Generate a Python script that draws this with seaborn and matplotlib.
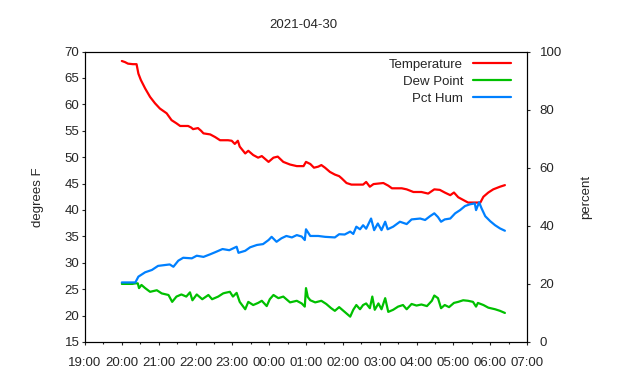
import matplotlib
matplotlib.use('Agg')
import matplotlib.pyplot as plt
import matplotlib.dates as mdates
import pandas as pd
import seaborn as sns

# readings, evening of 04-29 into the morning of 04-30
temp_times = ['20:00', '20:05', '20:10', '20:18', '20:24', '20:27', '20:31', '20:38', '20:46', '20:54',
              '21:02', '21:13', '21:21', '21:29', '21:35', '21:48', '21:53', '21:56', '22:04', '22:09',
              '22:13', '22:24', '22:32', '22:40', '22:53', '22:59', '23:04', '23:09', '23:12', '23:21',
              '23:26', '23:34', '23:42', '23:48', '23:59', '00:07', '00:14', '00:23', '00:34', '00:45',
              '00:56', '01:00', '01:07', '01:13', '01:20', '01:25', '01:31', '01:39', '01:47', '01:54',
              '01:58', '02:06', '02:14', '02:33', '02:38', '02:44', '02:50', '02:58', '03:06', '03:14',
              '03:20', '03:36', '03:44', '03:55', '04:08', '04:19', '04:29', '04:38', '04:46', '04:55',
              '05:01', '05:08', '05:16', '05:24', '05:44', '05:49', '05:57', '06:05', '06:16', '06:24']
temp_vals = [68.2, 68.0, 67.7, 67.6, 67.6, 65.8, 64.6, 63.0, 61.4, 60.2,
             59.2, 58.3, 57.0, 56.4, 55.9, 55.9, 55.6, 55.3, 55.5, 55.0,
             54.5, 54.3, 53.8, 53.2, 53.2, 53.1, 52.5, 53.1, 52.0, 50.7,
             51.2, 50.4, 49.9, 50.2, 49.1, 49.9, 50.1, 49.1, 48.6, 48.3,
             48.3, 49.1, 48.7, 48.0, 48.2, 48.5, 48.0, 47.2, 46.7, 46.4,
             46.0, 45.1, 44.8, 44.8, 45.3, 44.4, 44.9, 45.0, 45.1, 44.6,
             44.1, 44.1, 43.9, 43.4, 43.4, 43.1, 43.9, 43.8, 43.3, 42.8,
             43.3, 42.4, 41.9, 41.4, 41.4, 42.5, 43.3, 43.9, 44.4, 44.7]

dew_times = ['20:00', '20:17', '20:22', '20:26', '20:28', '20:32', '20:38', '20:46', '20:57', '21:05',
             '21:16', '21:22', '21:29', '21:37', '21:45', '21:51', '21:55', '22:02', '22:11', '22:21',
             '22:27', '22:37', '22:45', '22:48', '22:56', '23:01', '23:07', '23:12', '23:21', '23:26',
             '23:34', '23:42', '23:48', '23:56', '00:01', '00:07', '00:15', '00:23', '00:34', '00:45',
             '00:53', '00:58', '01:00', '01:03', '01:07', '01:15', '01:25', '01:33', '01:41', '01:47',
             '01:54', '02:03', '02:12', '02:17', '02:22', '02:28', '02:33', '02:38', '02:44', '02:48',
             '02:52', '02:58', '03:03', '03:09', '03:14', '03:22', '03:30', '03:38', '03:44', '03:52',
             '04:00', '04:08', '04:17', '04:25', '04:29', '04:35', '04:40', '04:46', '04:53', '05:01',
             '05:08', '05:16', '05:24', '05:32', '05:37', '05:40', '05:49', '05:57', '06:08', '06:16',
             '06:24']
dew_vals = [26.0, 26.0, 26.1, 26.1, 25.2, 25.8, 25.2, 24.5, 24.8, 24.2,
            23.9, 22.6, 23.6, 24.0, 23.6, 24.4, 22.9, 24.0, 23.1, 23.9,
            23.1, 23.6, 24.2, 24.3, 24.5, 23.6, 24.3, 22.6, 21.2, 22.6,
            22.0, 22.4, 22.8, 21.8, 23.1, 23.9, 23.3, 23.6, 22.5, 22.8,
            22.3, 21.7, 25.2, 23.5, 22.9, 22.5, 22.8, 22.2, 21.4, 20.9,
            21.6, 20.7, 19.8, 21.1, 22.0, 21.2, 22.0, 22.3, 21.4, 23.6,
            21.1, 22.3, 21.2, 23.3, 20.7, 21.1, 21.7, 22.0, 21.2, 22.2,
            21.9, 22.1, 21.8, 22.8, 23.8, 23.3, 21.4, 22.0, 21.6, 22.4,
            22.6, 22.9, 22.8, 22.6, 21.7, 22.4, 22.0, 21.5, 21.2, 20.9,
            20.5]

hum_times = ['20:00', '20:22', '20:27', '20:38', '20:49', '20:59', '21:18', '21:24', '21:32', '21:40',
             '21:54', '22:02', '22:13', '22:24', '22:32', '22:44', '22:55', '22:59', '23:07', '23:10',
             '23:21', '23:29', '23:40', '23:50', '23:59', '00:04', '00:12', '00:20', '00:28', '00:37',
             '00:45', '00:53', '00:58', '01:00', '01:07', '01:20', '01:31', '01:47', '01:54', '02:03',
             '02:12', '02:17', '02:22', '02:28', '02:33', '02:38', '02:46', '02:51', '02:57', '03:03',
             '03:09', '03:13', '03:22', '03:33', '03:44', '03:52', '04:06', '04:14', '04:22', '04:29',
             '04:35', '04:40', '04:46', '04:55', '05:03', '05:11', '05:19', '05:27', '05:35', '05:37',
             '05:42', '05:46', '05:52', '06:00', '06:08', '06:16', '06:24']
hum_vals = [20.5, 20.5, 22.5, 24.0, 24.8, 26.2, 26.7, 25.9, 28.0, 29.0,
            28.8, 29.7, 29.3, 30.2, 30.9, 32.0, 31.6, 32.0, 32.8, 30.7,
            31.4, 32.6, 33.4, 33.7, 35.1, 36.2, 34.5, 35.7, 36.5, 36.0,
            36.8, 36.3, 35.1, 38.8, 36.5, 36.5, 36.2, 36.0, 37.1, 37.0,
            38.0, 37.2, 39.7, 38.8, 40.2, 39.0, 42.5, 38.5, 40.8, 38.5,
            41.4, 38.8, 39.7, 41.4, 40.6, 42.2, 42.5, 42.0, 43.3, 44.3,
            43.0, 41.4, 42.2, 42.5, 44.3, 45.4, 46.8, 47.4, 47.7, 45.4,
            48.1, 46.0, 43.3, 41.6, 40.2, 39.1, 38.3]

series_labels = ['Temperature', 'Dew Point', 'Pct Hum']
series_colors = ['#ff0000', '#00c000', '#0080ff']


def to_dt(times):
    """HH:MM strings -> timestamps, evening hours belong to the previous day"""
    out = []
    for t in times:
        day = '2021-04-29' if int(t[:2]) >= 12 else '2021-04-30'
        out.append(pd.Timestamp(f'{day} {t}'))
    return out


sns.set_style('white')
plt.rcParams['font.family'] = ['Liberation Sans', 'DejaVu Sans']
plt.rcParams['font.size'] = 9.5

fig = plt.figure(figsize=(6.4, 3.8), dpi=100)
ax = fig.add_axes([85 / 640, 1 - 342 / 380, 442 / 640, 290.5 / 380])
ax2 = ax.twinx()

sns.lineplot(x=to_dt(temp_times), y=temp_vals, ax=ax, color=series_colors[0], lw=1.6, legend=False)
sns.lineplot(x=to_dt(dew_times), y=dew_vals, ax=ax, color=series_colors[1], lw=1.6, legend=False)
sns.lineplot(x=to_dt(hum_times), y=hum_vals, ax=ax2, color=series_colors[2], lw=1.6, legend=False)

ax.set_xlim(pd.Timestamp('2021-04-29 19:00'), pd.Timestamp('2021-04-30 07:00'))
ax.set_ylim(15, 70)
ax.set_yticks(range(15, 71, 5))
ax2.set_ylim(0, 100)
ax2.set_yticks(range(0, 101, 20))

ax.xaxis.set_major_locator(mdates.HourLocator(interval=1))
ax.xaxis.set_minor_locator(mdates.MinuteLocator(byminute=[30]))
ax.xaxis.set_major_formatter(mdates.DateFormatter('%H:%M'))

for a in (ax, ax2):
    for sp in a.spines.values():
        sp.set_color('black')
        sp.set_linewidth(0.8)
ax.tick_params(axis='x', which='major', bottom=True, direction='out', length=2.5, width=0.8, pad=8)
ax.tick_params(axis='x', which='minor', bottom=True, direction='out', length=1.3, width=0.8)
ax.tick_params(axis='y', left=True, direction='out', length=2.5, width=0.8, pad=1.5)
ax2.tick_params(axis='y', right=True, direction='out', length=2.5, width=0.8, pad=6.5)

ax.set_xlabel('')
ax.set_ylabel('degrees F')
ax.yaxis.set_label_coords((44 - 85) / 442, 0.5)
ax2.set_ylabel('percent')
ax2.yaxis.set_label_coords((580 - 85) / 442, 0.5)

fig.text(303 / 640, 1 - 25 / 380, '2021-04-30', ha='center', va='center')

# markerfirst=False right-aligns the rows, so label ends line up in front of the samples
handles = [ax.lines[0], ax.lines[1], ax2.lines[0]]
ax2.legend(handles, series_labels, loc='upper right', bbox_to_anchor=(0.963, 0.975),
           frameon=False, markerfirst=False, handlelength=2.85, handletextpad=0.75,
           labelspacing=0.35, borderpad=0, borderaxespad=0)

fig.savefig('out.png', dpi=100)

--

Required task: Set the lines above down again, word for word, from the first through the one containing "43.3, 42.4, 41.9, 41.4, 41.4, 42.5, 43.3, 43.9, 44.4, 44.7]"; pictures excluded.

Output below:
Generate a Python script that draws this with seaborn and matplotlib.
import matplotlib
matplotlib.use('Agg')
import matplotlib.pyplot as plt
import matplotlib.dates as mdates
import pandas as pd
import seaborn as sns

# readings, evening of 04-29 into the morning of 04-30
temp_times = ['20:00', '20:05', '20:10', '20:18', '20:24', '20:27', '20:31', '20:38', '20:46', '20:54',
              '21:02', '21:13', '21:21', '21:29', '21:35', '21:48', '21:53', '21:56', '22:04', '22:09',
              '22:13', '22:24', '22:32', '22:40', '22:53', '22:59', '23:04', '23:09', '23:12', '23:21',
              '23:26', '23:34', '23:42', '23:48', '23:59', '00:07', '00:14', '00:23', '00:34', '00:45',
              '00:56', '01:00', '01:07', '01:13', '01:20', '01:25', '01:31', '01:39', '01:47', '01:54',
              '01:58', '02:06', '02:14', '02:33', '02:38', '02:44', '02:50', '02:58', '03:06', '03:14',
              '03:20', '03:36', '03:44', '03:55', '04:08', '04:19', '04:29', '04:38', '04:46', '04:55',
              '05:01', '05:08', '05:16', '05:24', '05:44', '05:49', '05:57', '06:05', '06:16', '06:24']
temp_vals = [68.2, 68.0, 67.7, 67.6, 67.6, 65.8, 64.6, 63.0, 61.4, 60.2,
             59.2, 58.3, 57.0, 56.4, 55.9, 55.9, 55.6, 55.3, 55.5, 55.0,
             54.5, 54.3, 53.8, 53.2, 53.2, 53.1, 52.5, 53.1, 52.0, 50.7,
             51.2, 50.4, 49.9, 50.2, 49.1, 49.9, 50.1, 49.1, 48.6, 48.3,
             48.3, 49.1, 48.7, 48.0, 48.2, 48.5, 48.0, 47.2, 46.7, 46.4,
             46.0, 45.1, 44.8, 44.8, 45.3, 44.4, 44.9, 45.0, 45.1, 44.6,
             44.1, 44.1, 43.9, 43.4, 43.4, 43.1, 43.9, 43.8, 43.3, 42.8,
             43.3, 42.4, 41.9, 41.4, 41.4, 42.5, 43.3, 43.9, 44.4, 44.7]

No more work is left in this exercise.